▶ _Data extract_
# # # # #

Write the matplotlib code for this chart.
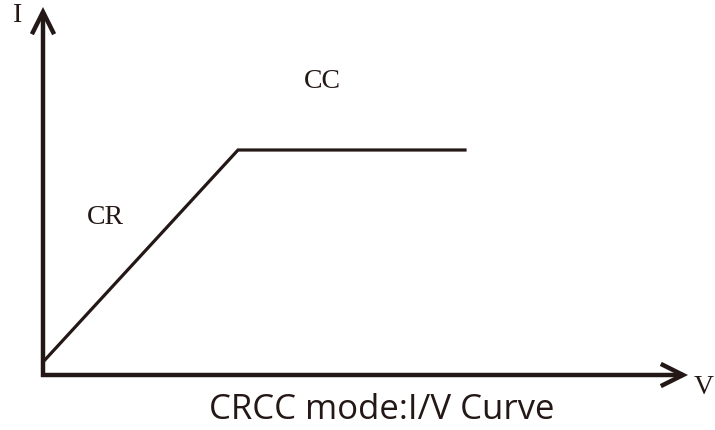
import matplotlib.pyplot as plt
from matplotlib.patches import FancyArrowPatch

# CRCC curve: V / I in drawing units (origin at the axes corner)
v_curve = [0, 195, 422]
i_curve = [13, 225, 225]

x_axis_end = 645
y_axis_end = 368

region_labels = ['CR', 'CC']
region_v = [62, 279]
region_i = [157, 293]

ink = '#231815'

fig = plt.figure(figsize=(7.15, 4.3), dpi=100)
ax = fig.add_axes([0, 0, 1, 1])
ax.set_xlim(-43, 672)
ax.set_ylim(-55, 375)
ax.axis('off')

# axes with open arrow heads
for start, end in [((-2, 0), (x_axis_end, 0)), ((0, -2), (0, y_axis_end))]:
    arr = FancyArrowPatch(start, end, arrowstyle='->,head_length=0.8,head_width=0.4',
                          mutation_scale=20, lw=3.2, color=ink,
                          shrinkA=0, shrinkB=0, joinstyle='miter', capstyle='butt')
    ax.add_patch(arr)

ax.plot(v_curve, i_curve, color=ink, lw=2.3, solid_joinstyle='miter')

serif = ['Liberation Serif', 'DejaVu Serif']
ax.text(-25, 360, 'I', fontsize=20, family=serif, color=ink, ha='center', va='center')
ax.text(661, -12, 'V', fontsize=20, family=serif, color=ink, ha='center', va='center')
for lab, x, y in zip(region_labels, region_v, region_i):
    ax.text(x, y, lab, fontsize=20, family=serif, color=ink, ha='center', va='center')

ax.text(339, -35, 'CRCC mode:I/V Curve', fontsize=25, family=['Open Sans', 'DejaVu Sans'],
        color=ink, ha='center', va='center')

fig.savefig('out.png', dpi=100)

# # # # #

▶ _Goal_
Find the lines that include the string "matplotlib", then copy each of them.

▶ _Written response_
Write the matplotlib code for this chart.
import matplotlib.pyplot as plt
from matplotlib.patches import FancyArrowPatch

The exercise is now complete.